I’m not fishing for compliments. I look in the mirror some days and see a glowing and gorgeous person. But today, and some other days, this is how I feel, standing next to someone who turns heads when I barely stand out. I can see that she doesn’t understand why this bothers me so much. Why should I even think about this vs. do what makes me happy? But I’m a philosophical person; someone who attempts self-development by tackling that what bothers me. What bothers me right now is how unhappy I am with how I appear to people, and how this could possibly affect the people I’ll meet and even possibly date. I know I am in way over my head, and slightly naive, to even think of bringing love into this conversation. But sometimes, that’s what it comes down to. Attractiveness and love go hand in hand. From psychology, I learned that someone’s physical characteristics are the first major factor in people’s attraction towards one another. So how can I not help but feel that my goofy, hometown girl self is going to get in the way of what I could’ve been?
Overall, being friends with someone who spends a lot of time, energy, and money on her social appearance has made me feel obliged to do the same, to also be able to turn heads or be viewed as something more than just ‘pretty’. When you spend a lot of time with someone who does just that, it’s not easy to feel another way. I can gladly blow dry my hair to perfection and wing my eyeliner every day, but I know I should only do it if it makes me happy. I shouldn’t have to find faults in my appearance so I can dive into fixing myself.

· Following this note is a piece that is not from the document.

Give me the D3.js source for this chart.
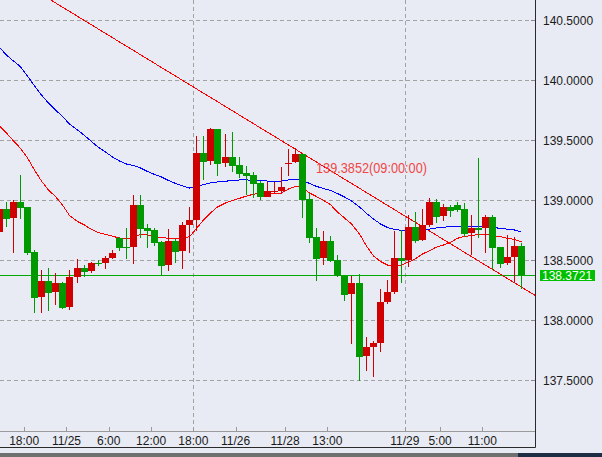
<!DOCTYPE html>
<html>
<head>
<meta charset="utf-8">
<script src="https://cdn.jsdelivr.net/npm/d3@7"></script>
<style>
  html, body { margin: 0; padding: 0; background: #e8ebf3; }
  svg { display: block; }
  text { font-family: Arial, "Liberation Sans", sans-serif; }
</style>
</head>
<body>
<svg id="chart" width="602" height="457"></svg>
<script>
// ---- data (hourly candles) ----
const opens = [138.733,138.925,138.853,138.983,138.942,138.567,138.194,138.325,138.236,138.308,
  138.111,138.361,138.433,138.411,138.478,138.478,138.519,138.683,138.611,138.611,
  138.958,138.769,138.750,138.653,138.461,138.658,138.578,138.794,138.833,139.392,
  139.328,139.592,139.311,139.358,139.292,139.228,139.211,139.142,139.028,139.071,
  139.075,139.302,139.314,139.383,139.008,138.692,138.517,138.658,138.500,138.369,
  138.219,138.308,137.703,137.775,137.808,138.150,138.233,138.517,138.500,138.775,
  138.667,138.792,138.983,138.867,138.942,138.958,138.925,138.725,138.767,138.763,
  138.858,138.608,138.478,138.528,138.617];
const closes = [138.925,138.844,138.983,138.936,138.561,138.186,138.325,138.228,138.308,138.103,
  138.358,138.433,138.403,138.472,138.467,138.519,138.558,138.603,138.603,138.958,
  138.761,138.744,138.644,138.453,138.658,138.569,138.794,138.833,139.392,139.319,
  139.592,139.303,139.358,139.286,139.219,139.203,139.136,139.028,139.075,139.079,
  139.108,139.308,139.383,139.003,138.686,138.511,138.658,138.494,138.369,138.211,
  138.308,137.694,137.775,137.808,138.150,138.233,138.517,138.492,138.775,138.658,
  138.792,138.983,138.858,138.942,138.908,138.917,138.719,138.767,138.753,138.858,
  138.603,138.469,138.525,138.617,138.372];
const highs = [138.942,138.983,139.000,139.208,138.945,138.583,138.417,138.433,138.392,138.317,
  138.417,138.508,138.458,138.483,138.500,138.536,138.583,138.694,138.767,139.042,
  139.042,138.803,138.767,138.661,138.758,138.678,138.817,138.944,139.533,139.533,
  139.603,139.595,139.550,139.567,139.358,139.286,139.236,139.161,139.153,139.153,
  139.278,139.425,139.431,139.386,139.056,138.764,138.742,138.700,138.542,138.375,
  138.367,138.383,137.858,137.825,138.258,138.333,138.742,138.750,138.875,138.900,
  138.925,139.017,139.008,138.967,138.958,138.983,138.975,138.875,139.353,138.875,
  138.875,138.611,138.708,138.692,138.642];
const lows = [138.700,138.778,138.561,138.844,138.542,138.061,138.061,138.078,138.128,138.094,
  138.086,138.308,138.361,138.394,138.450,138.428,138.511,138.578,138.511,138.469,
  138.686,138.603,138.619,138.369,138.411,138.478,138.428,138.561,138.744,139.167,
  139.294,139.203,139.278,139.236,139.186,139.044,139.019,139.003,139.025,139.061,
  139.056,139.203,139.308,138.848,138.644,138.328,138.458,138.483,138.358,138.161,
  137.800,137.492,137.575,137.528,137.733,138.133,138.217,138.308,138.442,138.638,
  138.658,138.775,138.811,138.825,138.858,138.900,138.694,138.542,138.686,138.558,
  138.419,138.436,138.458,138.319,138.261];

// moving averages (slow = blue, fast = red)
const maSlow = [140.271,140.208,140.158,140.111,140.033,139.950,139.875,139.808,139.750,139.696,
  139.633,139.583,139.538,139.488,139.438,139.400,139.358,139.325,139.300,139.288,
  139.267,139.238,139.213,139.192,139.163,139.138,139.117,139.100,139.113,139.128,
  139.142,139.150,139.156,139.164,139.167,139.167,139.165,139.161,139.158,139.157,
  139.158,139.167,139.173,139.163,139.138,139.113,139.096,139.079,139.054,139.025,
  138.992,138.942,138.888,138.842,138.800,138.771,138.754,138.748,138.750,138.752,
  138.754,138.758,138.767,138.773,138.778,138.779,138.781,138.781,138.779,138.778,
  138.771,138.764,138.757,138.750,138.733];
const maFast = [139.617,139.558,139.492,139.431,139.350,139.250,139.158,139.083,139.029,138.958,
  138.871,138.821,138.792,138.754,138.729,138.713,138.698,138.683,138.675,138.692,
  138.714,138.708,138.696,138.688,138.681,138.681,138.681,138.694,138.763,138.833,
  138.892,138.942,138.975,138.996,139.014,139.033,139.048,139.056,139.056,139.056,
  139.058,139.092,139.113,139.104,139.058,139.029,138.996,138.961,138.900,138.850,
  138.800,138.717,138.617,138.533,138.488,138.458,138.454,138.458,138.483,138.511,
  138.550,138.578,138.608,138.625,138.646,138.681,138.696,138.704,138.713,138.715,
  138.704,138.694,138.681,138.671,138.650];

const yTicks = [137.5, 138.0, 138.5, 139.0, 139.5, 140.0, 140.5];
const xLabels = ["18:00","11/25","6:00","12:00","18:00","11/26","11/28","13:00","11/29","5:00","11:00"];
const xLabelIdx = [4, 10, 16, 22, 28, 34, 41, 47, 58, 63, 69];
const vGridIdx = [28, 58];
const trendPts = [[10, 140.587], [70, 138.437]];
const trendText = "139.3852(09:00:00)";
const lastPrice = 138.3721;

// ---- layout ----
const W = 602, H = 457;
const plotR = 536, plotB = 432, frameB = 448;
const n = opens.length;
const step = 7.05;

const svg = d3.select("#chart");
svg.append("rect").attr("width", W).attr("height", H).attr("fill", "#e8ebf3");

const x = d3.scaleBand().domain(d3.range(n)).range([-4.05, -4.05 + n * step]).padding(0);
const xi = d3.scaleLinear().domain([0, n - 1]).range([x(0), x(n - 1)]);
const y = d3.scaleLinear().domain([137.5, 140.5]).range([380, 20]);
const cx = i => Math.round(x(i)) + 3.5;

svg.append("clipPath").attr("id", "plot").append("rect")
  .attr("x", 0).attr("y", 0).attr("width", plotR).attr("height", plotB);
const g = svg.append("g").attr("clip-path", "url(#plot)");

// grid
g.selectAll(".hg").data(yTicks).join("line")
  .attr("x1", 0).attr("x2", plotR)
  .attr("y1", d => Math.round(y(d)) + 0.5).attr("y2", d => Math.round(y(d)) + 0.5)
  .attr("stroke", "#a3a3a3").attr("stroke-dasharray", "4,3");
g.selectAll(".vg").data(vGridIdx).join("line")
  .attr("x1", d => Math.round(x(d)) + 0.5).attr("x2", d => Math.round(x(d)) + 0.5)
  .attr("y1", 0).attr("y2", plotB)
  .attr("stroke", "#a3a3a3").attr("stroke-dasharray", "4,3");

// current price line
g.append("line").attr("x1", 0).attr("x2", plotR)
  .attr("y1", Math.round(y(lastPrice)) + 0.5).attr("y2", Math.round(y(lastPrice)) + 0.5)
  .attr("stroke", "#00aa00");

// trend line
const tSlope = (trendPts[1][1] - trendPts[0][1]) / (trendPts[1][0] - trendPts[0][0]);
const tAt = i => trendPts[0][1] + tSlope * (i - trendPts[0][0]);
g.append("line")
  .attr("x1", xi(0)).attr("y1", y(tAt(0)))
  .attr("x2", xi(n + 4)).attr("y2", y(tAt(n + 4)))
  .attr("stroke", "#ff0000").attr("shape-rendering", "crispEdges");

// moving averages
const maLine = d3.line().x((d, i) => cx(i)).y(d => y(d));
g.append("path").attr("d", maLine(maSlow)).attr("fill", "none")
  .attr("stroke", "#0000ff").attr("shape-rendering", "crispEdges");
g.append("path").attr("d", maLine(maFast)).attr("fill", "none")
  .attr("stroke", "#ff0000").attr("shape-rendering", "crispEdges");

// candles (red = up, green = down)
const idx = d3.range(n);
const col = i => closes[i] >= opens[i] ? "#d00000" : "#009a00";
const candles = g.append("g").attr("shape-rendering", "crispEdges");
candles.selectAll("line").data(idx).join("line")
  .attr("x1", cx).attr("x2", cx)
  .attr("y1", i => Math.round(y(highs[i]))).attr("y2", i => Math.round(y(lows[i])))
  .attr("stroke", col);
candles.selectAll("rect").data(idx).join("rect")
  .attr("x", i => Math.round(x(i)))
  .attr("width", 7)
  .attr("y", i => Math.round(y(Math.max(opens[i], closes[i]))))
  .attr("height", i => Math.max(1, Math.round(y(Math.min(opens[i], closes[i]))) - Math.round(y(Math.max(opens[i], closes[i])))))
  .attr("fill", col);

// trend label
g.append("text").attr("x", 316).attr("y", 173)
  .attr("fill", "#f04848")
  .style("font-family", "'Liberation Sans Narrow','Arial Narrow',Arial,sans-serif")
  .style("font-size", "14.5px")
  .attr("textLength", 111).attr("lengthAdjust", "spacingAndGlyphs")
  .text(trendText);

// right axis
svg.selectAll(".yt").data(yTicks).join("line")
  .attr("x1", 531).attr("x2", 535)
  .attr("y1", d => Math.round(y(d)) + 0.5).attr("y2", d => Math.round(y(d)) + 0.5)
  .attr("stroke", "#8a8a8a");
svg.selectAll(".yl").data(yTicks).join("text")
  .attr("x", 543).attr("y", d => y(d) + 4.5)
  .attr("fill", "#1a1a1a").style("font-size", "12px")
  .text(d => d.toFixed(4));

// last price tag
const ly = Math.round(y(lastPrice));
svg.append("rect").attr("x", 540).attr("y", ly - 5).attr("width", 55).attr("height", 11)
  .attr("fill", "#00c000");
svg.append("text").attr("x", 542).attr("y", ly + 4.5)
  .attr("fill", "#ffffff").style("font-size", "12px")
  .text(lastPrice.toFixed(4));

// bottom axis
svg.append("line").attr("x1", 0).attr("x2", plotR).attr("y1", plotB - 0.5).attr("y2", plotB - 0.5)
  .attr("stroke", "#9a9a9a");
svg.selectAll(".xt").data(xLabelIdx).join("line")
  .attr("x1", d => Math.round(x(d)) + 0.5).attr("x2", d => Math.round(x(d)) + 0.5)
  .attr("y1", plotB - 5).attr("y2", plotB)
  .attr("stroke", "#9a9a9a");
svg.selectAll(".xl").data(xLabelIdx).join("text")
  .attr("x", d => x(d)).attr("y", 445)
  .attr("text-anchor", "middle")
  .attr("fill", "#1a1a1a").style("font-size", "12px")
  .text((d, i) => xLabels[i]);

// frame
svg.append("path").attr("d", `M${plotR - 0.5},0V${frameB - 0.5}H0`)
  .attr("fill", "none").attr("stroke", "#2a2a2a");
svg.append("rect").attr("x", 0).attr("y", 453).attr("width", 518).attr("height", 4).attr("fill", "#707070");
svg.append("rect").attr("x", 518).attr("y", 453).attr("width", 84).attr("height", 4).attr("fill", "#1e2c44");
</script>
</body>
</html>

The problem here is how I compare myself to others. If I want to feel prettier, there are other ways of doing it. One would be seeing how pretty I am naturally. Finding confidence in who I am as an everyday person. And yeah, that person may lack sexiness or a striking glow, but I’m working on that. Maybe one day I’ll turn heads because I’m smiling so much over how good I feel about myself. In the meantime, I’ll keep doing what I do. I’ll try not to nitpick myself. And I won’t feel bad about if I decide to spend some time and energy on myself. It’s all about what makes me happy. A simple concept but hey, we’re all still learning.